An Expectation-Maximization Algorithm for Training Clean Diffusion Models from Corrupted Observations
Weimin Bai, Yifei Wang, Wenzheng Chen, He Sun
TL;DR
EMDiffusion presents an EM framework to train diffusion models from corrupted observations by alternating between reconstructing clean images (E-step) and updating the diffusion prior (M-step). Starting from a small set of clean data, the method uses diffusion posterior sampling with an adaptive scaling to prevent mode collapse and progressively refines the score-based prior. Across CIFAR-10 and CelebA, EMDiffusion achieves state-of-the-art or competitive results in inpainting, denoising, and deblurring, often matching or approaching performance of methods that rely on clean priors while using corrupted data alone for training. This approach enables practical deployment of learned diffusion priors in settings where large clean datasets are unavailable, with strong implications for real-world computational imaging tasks.
Abstract
Diffusion models excel in solving imaging inverse problems due to their ability to model complex image priors. However, their reliance on large, clean datasets for training limits their practical use where clean data is scarce. In this paper, we propose EMDiffusion, an expectation-maximization (EM) approach to train diffusion models from corrupted observations.
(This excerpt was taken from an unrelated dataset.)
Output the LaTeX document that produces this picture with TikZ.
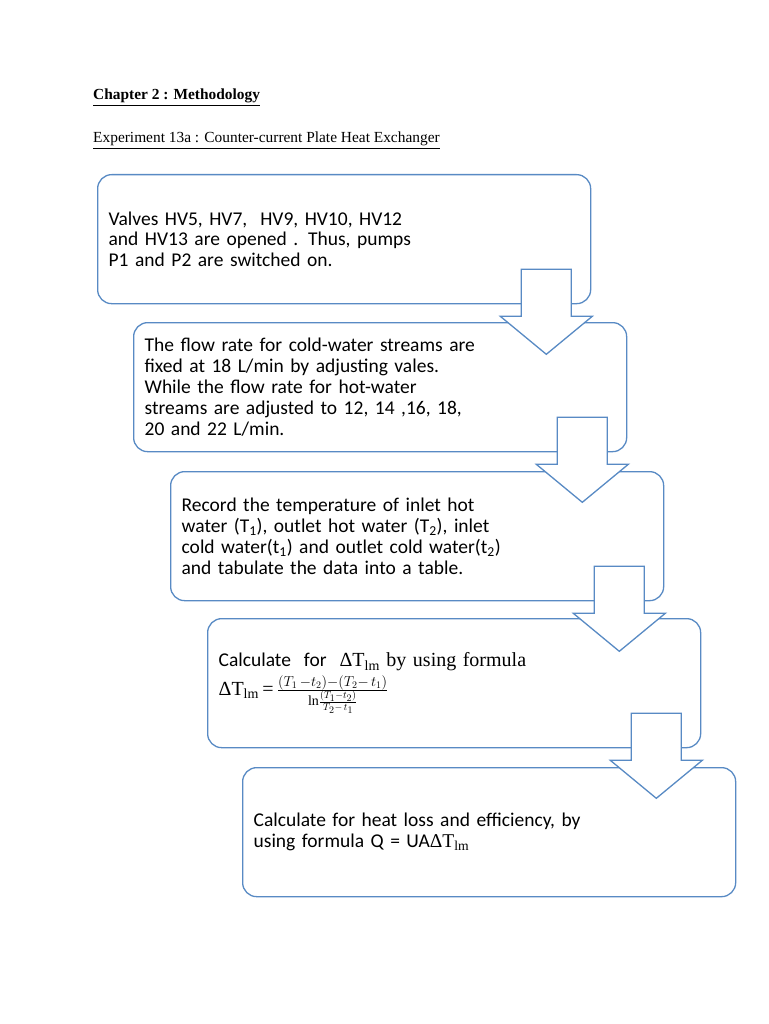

Our method alternates between reconstructing clean images from corrupted data using a known diffusion model (E-step) and refining diffusion model weights based on these reconstructions (M-step). This iterative process leads the learned diffusion model to gradually converge to the true clean data distribution. We validate our method through extensive experiments on diverse computational imaging tasks, including random inpainting, denoising, and deblurring, achieving new state-of-the-art performance.